WHAT THE EXERCISE ASKS → Please, without the pictures, retype exactly the lines from the start of the material through the line that holds "cmin, cmax = min(counts), max(counts)".

▶

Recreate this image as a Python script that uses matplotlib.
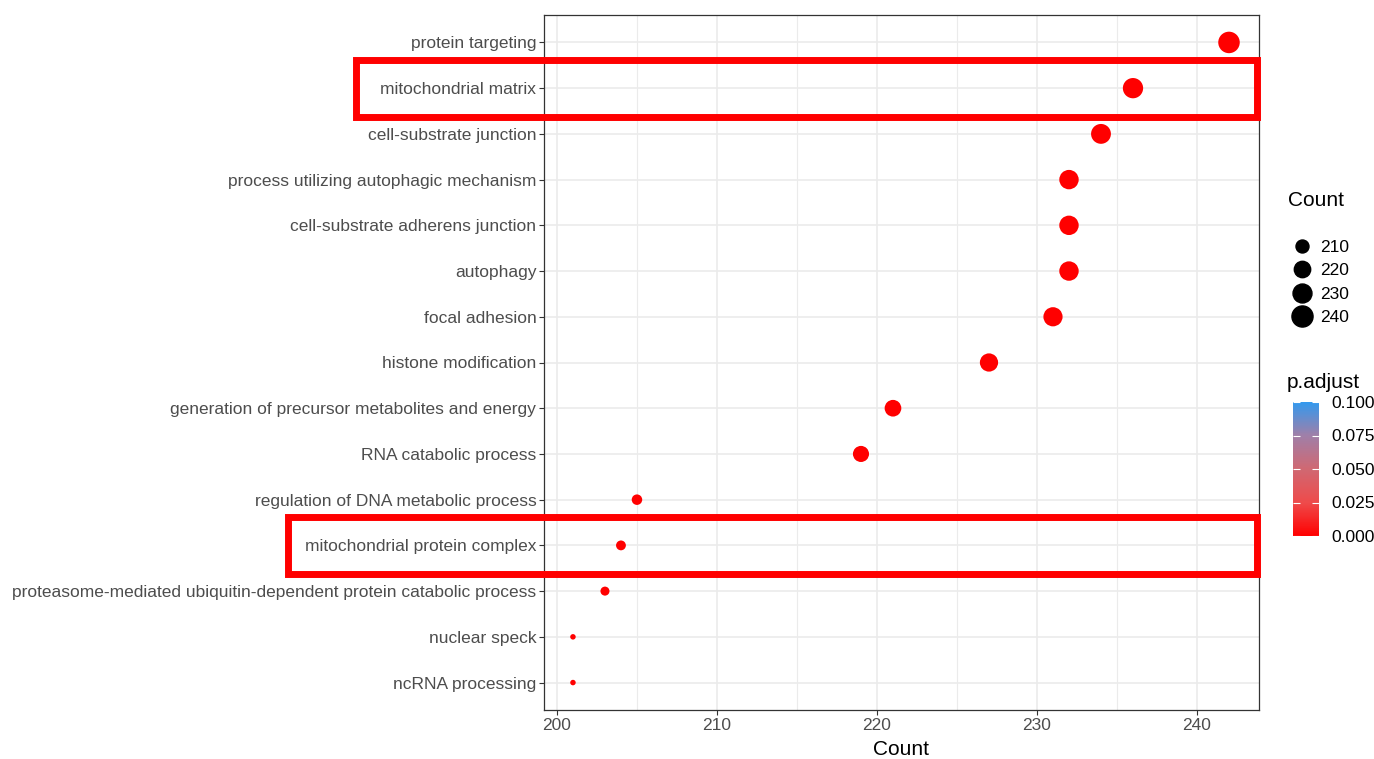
import numpy as np
import matplotlib
matplotlib.use('Agg')
import matplotlib.pyplot as plt
from matplotlib.colors import LinearSegmentedColormap, Normalize
from matplotlib.cm import ScalarMappable
from matplotlib.lines import Line2D
from matplotlib.patches import Rectangle
from matplotlib.transforms import blended_transform_factory

plt.rcParams['font.family'] = ['Liberation Sans', 'DejaVu Sans']

terms = ['protein targeting', 'mitochondrial matrix', 'cell-substrate junction',
         'process utilizing autophagic mechanism', 'cell-substrate adherens junction',
         'autophagy', 'focal adhesion', 'histone modification',
         'generation of precursor metabolites and energy', 'RNA catabolic process',
         'regulation of DNA metabolic process', 'mitochondrial protein complex',
         'proteasome-mediated ubiquitin-dependent protein catabolic process',
         'nuclear speck', 'ncRNA processing']
counts = [242, 236, 234, 232, 232, 232, 231, 227, 221, 219, 205, 204, 203, 201, 201]
padj = [0.0] * 15
highlighted = ['mitochondrial matrix', 'mitochondrial protein complex']
size_breaks = [210, 220, 230, 240]
padj_ticks = [0.0, 0.025, 0.05, 0.075, 0.1]

W, H, DPI = 1374, 759, 100
fig = plt.figure(figsize=(W / DPI, H / DPI), dpi=DPI)
ax = fig.add_axes([544 / W, 1 - 710 / H, (1259 - 544) / W, (710 - 15) / H])

cmap = LinearSegmentedColormap.from_list('padj', ['#FF0000', '#EE4B4B', '#D06872',
                                                  '#A07FA8', '#3399EE'])
norm = Normalize(0, 0.1)

cmin, cmax = min(counts), max(counts)


def diam_pt(v):
    t = (np.asarray(v, float) - cmin) / (cmax - cmin)
    px = 3.2 * (1 + 5 * np.sqrt(np.clip(t, 0, None))) + 2.3
    return px * 72 / DPI


n = len(terms)
ypos = np.arange(n, 0, -1)

ax.set_xlim(199.19, 243.875)
ax.set_ylim(0.4, n + 0.6)
ax.set_xticks([200, 210, 220, 230, 240])
ax.set_xticks([205, 215, 225, 235], minor=True)
ax.set_yticks(ypos)
ax.set_yticklabels(terms)
ax.grid(which='major', color='#EBEBEB', lw=1.2, zorder=0)
ax.grid(which='minor', axis='x', color='#EBEBEB', lw=0.8, zorder=0)
ax.tick_params(which='major', length=3.5, width=0.8, color='#333333',
               labelcolor='#4D4D4D', labelsize=12.5, pad=2)
ax.tick_params(which='minor', length=0)
for s in ax.spines.values():
    s.set_color('#333333')
    s.set_linewidth(0.9)
ax.set_xlabel('Count', fontsize=15, labelpad=5)

ax.scatter(counts, ypos, s=diam_pt(counts) ** 2, c=cmap(norm(padj)),
           edgecolors='none', zorder=3)

# highlight boxes
tr = blended_transform_factory(fig.transFigure, ax.transData)
box_left = {'mitochondrial matrix': 355.5, 'mitochondrial protein complex': 287.5}
for name in highlighted:
    yc = ypos[terms.index(name)]
    x0 = box_left[name] / W
    x1 = 1256.5 / W
    ax.add_patch(Rectangle((x0, yc - 0.62), x1 - x0, 1.24, transform=tr,
                           fill=False, ec='#FF0000', lw=5.0, clip_on=False, zorder=5))

# size legend
fig.text(1288 / W, 1 - 201 / H, 'Count', fontsize=15, ha='left', va='center')
handles = [Line2D([], [], ls='none', marker='o', color='black',
                  markersize=float(diam_pt(b))) for b in size_breaks]
leg = fig.legend(handles, [str(b) for b in size_breaks],
                 loc='upper left', bbox_to_anchor=(1291 / W, 1 - 240 / H),
                 frameon=False, fontsize=12.5,
                 handletextpad=0.35, labelspacing=0.47, handlelength=1.3,
                 borderaxespad=0, borderpad=0)

# colour bar
cax = fig.add_axes([1293 / W, 1 - 536 / H, 26 / W, 134 / H])
cb = fig.colorbar(ScalarMappable(norm=norm, cmap=cmap), cax=cax, ticks=padj_ticks)
cb.outline.set_visible(False)
cb.ax.set_yticklabels(['0.000', '0.025', '0.050', '0.075', '0.100'])
cax.tick_params(length=5, width=0.8, color='white', direction='in',
                labelsize=12.5, labelcolor='black', pad=9, right=True, left=True)
fig.text(1287 / W, 1 - 382 / H, 'p.adjust', fontsize=15, ha='left', va='center')

fig.savefig('out.png', dpi=DPI)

◀

PROBLEM SOLUTION →
Recreate this image as a Python script that uses matplotlib.
import numpy as np
import matplotlib
matplotlib.use('Agg')
import matplotlib.pyplot as plt
from matplotlib.colors import LinearSegmentedColormap, Normalize
from matplotlib.cm import ScalarMappable
from matplotlib.lines import Line2D
from matplotlib.patches import Rectangle
from matplotlib.transforms import blended_transform_factory

plt.rcParams['font.family'] = ['Liberation Sans', 'DejaVu Sans']

terms = ['protein targeting', 'mitochondrial matrix', 'cell-substrate junction',
         'process utilizing autophagic mechanism', 'cell-substrate adherens junction',
         'autophagy', 'focal adhesion', 'histone modification',
         'generation of precursor metabolites and energy', 'RNA catabolic process',
         'regulation of DNA metabolic process', 'mitochondrial protein complex',
         'proteasome-mediated ubiquitin-dependent protein catabolic process',
         'nuclear speck', 'ncRNA processing']
counts = [242, 236, 234, 232, 232, 232, 231, 227, 221, 219, 205, 204, 203, 201, 201]
padj = [0.0] * 15
highlighted = ['mitochondrial matrix', 'mitochondrial protein complex']
size_breaks = [210, 220, 230, 240]
padj_ticks = [0.0, 0.025, 0.05, 0.075, 0.1]

W, H, DPI = 1374, 759, 100
fig = plt.figure(figsize=(W / DPI, H / DPI), dpi=DPI)
ax = fig.add_axes([544 / W, 1 - 710 / H, (1259 - 544) / W, (710 - 15) / H])

cmap = LinearSegmentedColormap.from_list('padj', ['#FF0000', '#EE4B4B', '#D06872',
                                                  '#A07FA8', '#3399EE'])
norm = Normalize(0, 0.1)

cmin, cmax = min(counts), max(counts)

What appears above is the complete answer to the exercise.